Finance Minister Pranab Mukherjee left the salaried class looking for more.
Both taxpayers and financial planners say the rise in the income-tax exemption limit to Rs 1,80,000 from Rs 1,60,000 is not enough in the face of high inflation that has pushed up their expenses.
The finance minister, however extended the tax deduction under Section 80C on investment in infrastructure bonds of up to Rs 20,000 for one more year.
By raising the tax exemption limit by Rs 20,000, the government has left an additional Rs 2,060 per annum – a humble Rs 171 per month – more in the hands of individuals.
Rohit Agarwal, a resident of Som Vihar in New Delhi, who has witnessed a significant rise in his household expenses over the past several months, said he was disappointed as he was looking for more reliefs.
“It is meaningless and brings no difference to me,” he said.
However Agarwal, who has a family of four and runs a strategic consulting firm called Maverick, said that his father who is now 77 will benefit when he hits 80 and will enter the new “very senior citizen: category and claim exemption on taxable income of up to Rs 5 lakh.
Though the minister extended the infrastructure bond benefit, the fact that the companies that came with their bonds have not been able to get full subscription to their bonds is a matter of concern.
“I think the government should make it more meaningful and attractive by increasing the limit of investment in it,” said an expert who did not wish to be named.
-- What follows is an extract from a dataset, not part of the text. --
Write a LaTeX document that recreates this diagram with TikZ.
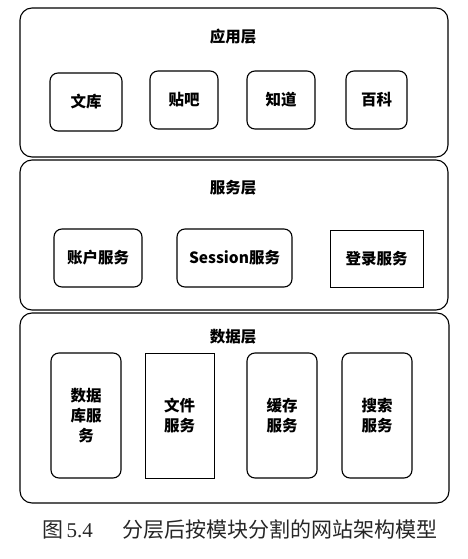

Experts also feel that the government should have done more in terms of offering tax breaks to individuals. “The government should have come out with bold steps as raising the exemption limit from Rs 1,60,000 to Rs 1,80,000 will have no material impact,” said Amar Pandit, a Mumbai-based financial planner.
While there is nothing to cheer about, some experts feel that no hike in the excise tax and service tax is a good news.